Task details: Repeat the data that follows, word for word, without the images.

-- START --

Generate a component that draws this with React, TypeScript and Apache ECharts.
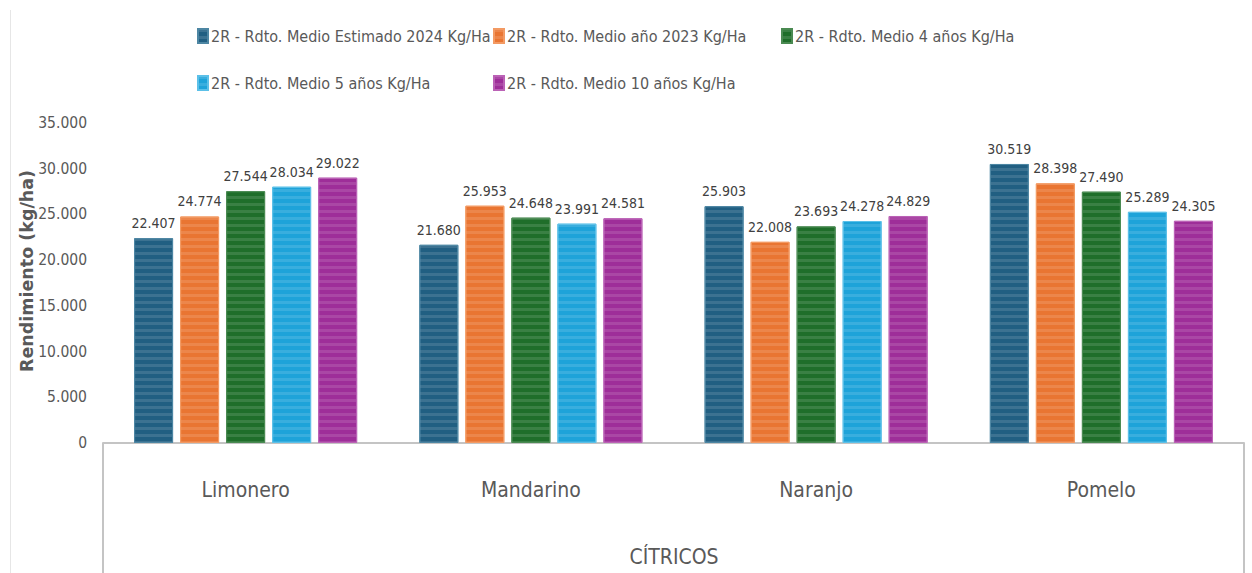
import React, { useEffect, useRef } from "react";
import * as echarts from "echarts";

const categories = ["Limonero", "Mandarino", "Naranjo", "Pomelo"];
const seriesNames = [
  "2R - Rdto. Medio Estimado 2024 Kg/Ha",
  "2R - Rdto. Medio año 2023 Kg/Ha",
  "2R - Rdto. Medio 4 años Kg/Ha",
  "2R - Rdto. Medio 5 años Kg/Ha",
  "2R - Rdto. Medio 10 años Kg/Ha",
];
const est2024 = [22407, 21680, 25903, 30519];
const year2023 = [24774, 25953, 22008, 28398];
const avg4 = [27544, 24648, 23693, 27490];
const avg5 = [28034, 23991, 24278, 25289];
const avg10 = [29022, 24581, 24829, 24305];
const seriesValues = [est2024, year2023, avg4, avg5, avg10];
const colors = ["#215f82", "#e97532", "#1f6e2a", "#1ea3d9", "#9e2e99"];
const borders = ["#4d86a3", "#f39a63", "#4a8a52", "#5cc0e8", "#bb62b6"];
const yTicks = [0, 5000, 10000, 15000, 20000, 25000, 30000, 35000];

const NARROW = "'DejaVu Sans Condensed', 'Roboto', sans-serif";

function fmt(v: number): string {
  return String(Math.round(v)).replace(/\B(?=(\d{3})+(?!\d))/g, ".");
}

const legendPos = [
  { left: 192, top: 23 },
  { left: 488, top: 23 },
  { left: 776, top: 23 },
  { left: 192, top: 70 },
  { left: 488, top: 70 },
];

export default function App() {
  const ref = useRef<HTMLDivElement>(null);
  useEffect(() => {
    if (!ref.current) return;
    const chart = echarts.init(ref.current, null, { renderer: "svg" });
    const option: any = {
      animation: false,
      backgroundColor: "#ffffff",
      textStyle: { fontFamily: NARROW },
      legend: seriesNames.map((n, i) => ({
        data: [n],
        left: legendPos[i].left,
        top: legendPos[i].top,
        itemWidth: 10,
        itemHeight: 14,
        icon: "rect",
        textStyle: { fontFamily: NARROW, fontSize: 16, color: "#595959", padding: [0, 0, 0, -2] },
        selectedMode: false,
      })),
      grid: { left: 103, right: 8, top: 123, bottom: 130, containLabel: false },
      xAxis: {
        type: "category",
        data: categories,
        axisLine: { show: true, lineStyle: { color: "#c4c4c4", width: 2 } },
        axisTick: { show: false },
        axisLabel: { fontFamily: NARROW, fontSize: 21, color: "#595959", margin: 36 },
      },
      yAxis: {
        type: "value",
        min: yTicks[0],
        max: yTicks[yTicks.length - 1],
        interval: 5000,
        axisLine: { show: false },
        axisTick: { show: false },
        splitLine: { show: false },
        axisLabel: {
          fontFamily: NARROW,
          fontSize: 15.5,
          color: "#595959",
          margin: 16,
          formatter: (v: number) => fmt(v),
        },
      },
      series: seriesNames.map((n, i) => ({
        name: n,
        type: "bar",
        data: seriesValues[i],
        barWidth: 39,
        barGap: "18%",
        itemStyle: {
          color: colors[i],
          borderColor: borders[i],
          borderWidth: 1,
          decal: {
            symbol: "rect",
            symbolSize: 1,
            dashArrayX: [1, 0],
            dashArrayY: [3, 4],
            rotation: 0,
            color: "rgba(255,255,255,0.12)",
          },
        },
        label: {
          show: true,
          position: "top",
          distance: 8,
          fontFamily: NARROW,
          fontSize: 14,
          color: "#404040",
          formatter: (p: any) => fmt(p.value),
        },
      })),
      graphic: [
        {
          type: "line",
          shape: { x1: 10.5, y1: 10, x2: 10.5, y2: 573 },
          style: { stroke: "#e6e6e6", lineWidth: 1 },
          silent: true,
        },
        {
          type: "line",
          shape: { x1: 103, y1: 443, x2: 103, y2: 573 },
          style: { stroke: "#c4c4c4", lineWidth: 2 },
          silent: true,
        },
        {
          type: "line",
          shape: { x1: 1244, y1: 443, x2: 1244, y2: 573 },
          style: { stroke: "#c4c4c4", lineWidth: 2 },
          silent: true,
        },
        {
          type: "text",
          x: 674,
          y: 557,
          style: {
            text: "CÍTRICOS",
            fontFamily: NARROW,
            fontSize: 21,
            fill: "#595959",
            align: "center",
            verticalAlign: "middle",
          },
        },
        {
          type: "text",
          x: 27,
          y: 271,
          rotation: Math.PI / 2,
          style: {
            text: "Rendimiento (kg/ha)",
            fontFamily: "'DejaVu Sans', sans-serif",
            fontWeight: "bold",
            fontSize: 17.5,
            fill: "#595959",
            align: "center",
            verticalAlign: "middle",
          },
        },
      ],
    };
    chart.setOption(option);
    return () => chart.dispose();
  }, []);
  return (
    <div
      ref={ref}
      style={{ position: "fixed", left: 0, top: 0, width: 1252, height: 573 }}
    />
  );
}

-- END --

Solved problem:
Generate a component that draws this with React, TypeScript and Apache ECharts.
import React, { useEffect, useRef } from "react";
import * as echarts from "echarts";

const categories = ["Limonero", "Mandarino", "Naranjo", "Pomelo"];
const seriesNames = [
  "2R - Rdto. Medio Estimado 2024 Kg/Ha",
  "2R - Rdto. Medio año 2023 Kg/Ha",
  "2R - Rdto. Medio 4 años Kg/Ha",
  "2R - Rdto. Medio 5 años Kg/Ha",
  "2R - Rdto. Medio 10 años Kg/Ha",
];
const est2024 = [22407, 21680, 25903, 30519];
const year2023 = [24774, 25953, 22008, 28398];
const avg4 = [27544, 24648, 23693, 27490];
const avg5 = [28034, 23991, 24278, 25289];
const avg10 = [29022, 24581, 24829, 24305];
const seriesValues = [est2024, year2023, avg4, avg5, avg10];
const colors = ["#215f82", "#e97532", "#1f6e2a", "#1ea3d9", "#9e2e99"];
const borders = ["#4d86a3", "#f39a63", "#4a8a52", "#5cc0e8", "#bb62b6"];
const yTicks = [0, 5000, 10000, 15000, 20000, 25000, 30000, 35000];

const NARROW = "'DejaVu Sans Condensed', 'Roboto', sans-serif";

function fmt(v: number): string {
  return String(Math.round(v)).replace(/\B(?=(\d{3})+(?!\d))/g, ".");
}

const legendPos = [
  { left: 192, top: 23 },
  { left: 488, top: 23 },
  { left: 776, top: 23 },
  { left: 192, top: 70 },
  { left: 488, top: 70 },
];

export default function App() {
  const ref = useRef<HTMLDivElement>(null);
  useEffect(() => {
    if (!ref.current) return;
    const chart = echarts.init(ref.current, null, { renderer: "svg" });
    const option: any = {
      animation: false,
      backgroundColor: "#ffffff",
      textStyle: { fontFamily: NARROW },
      legend: seriesNames.map((n, i) => ({
        data: [n],
        left: legendPos[i].left,
        top: legendPos[i].top,
        itemWidth: 10,
        itemHeight: 14,
        icon: "rect",
        textStyle: { fontFamily: NARROW, fontSize: 16, color: "#595959", padding: [0, 0, 0, -2] },
        selectedMode: false,
      })),
      grid: { left: 103, right: 8, top: 123, bottom: 130, containLabel: false },
      xAxis: {
        type: "category",
        data: categories,
        axisLine: { show: true, lineStyle: { color: "#c4c4c4", width: 2 } },
        axisTick: { show: false },
        axisLabel: { fontFamily: NARROW, fontSize: 21, color: "#595959", margin: 36 },
      },
      yAxis: {
        type: "value",
        min: yTicks[0],
        max: yTicks[yTicks.length - 1],
        interval: 5000,
        axisLine: { show: false },
        axisTick: { show: false },
        splitLine: { show: false },
        axisLabel: {
          fontFamily: NARROW,
          fontSize: 15.5,
          color: "#595959",
          margin: 16,
          formatter: (v: number) => fmt(v),
        },
      },
      series: seriesNames.map((n, i) => ({
        name: n,
        type: "bar",
        data: seriesValues[i],
        barWidth: 39,
        barGap: "18%",
        itemStyle: {
          color: colors[i],
          borderColor: borders[i],
          borderWidth: 1,
          decal: {
            symbol: "rect",
            symbolSize: 1,
            dashArrayX: [1, 0],
            dashArrayY: [3, 4],
            rotation: 0,
            color: "rgba(255,255,255,0.12)",
          },
        },
        label: {
          show: true,
          position: "top",
          distance: 8,
          fontFamily: NARROW,
          fontSize: 14,
          color: "#404040",
          formatter: (p: any) => fmt(p.value),
        },
      })),
      graphic: [
        {
          type: "line",
          shape: { x1: 10.5, y1: 10, x2: 10.5, y2: 573 },
          style: { stroke: "#e6e6e6", lineWidth: 1 },
          silent: true,
        },
        {
          type: "line",
          shape: { x1: 103, y1: 443, x2: 103, y2: 573 },
          style: { stroke: "#c4c4c4", lineWidth: 2 },
          silent: true,
        },
        {
          type: "line",
          shape: { x1: 1244, y1: 443, x2: 1244, y2: 573 },
          style: { stroke: "#c4c4c4", lineWidth: 2 },
          silent: true,
        },
        {
          type: "text",
          x: 674,
          y: 557,
          style: {
            text: "CÍTRICOS",
            fontFamily: NARROW,
            fontSize: 21,
            fill: "#595959",
            align: "center",
            verticalAlign: "middle",
          },
        },
        {
          type: "text",
          x: 27,
          y: 271,
          rotation: Math.PI / 2,
          style: {
            text: "Rendimiento (kg/ha)",
            fontFamily: "'DejaVu Sans', sans-serif",
            fontWeight: "bold",
            fontSize: 17.5,
            fill: "#595959",
            align: "center",
            verticalAlign: "middle",
          },
        },
      ],
    };
    chart.setOption(option);
    return () => chart.dispose();
  }, []);
  return (
    <div
      ref={ref}
      style={{ position: "fixed", left: 0, top: 0, width: 1252, height: 573 }}
    />
  );
}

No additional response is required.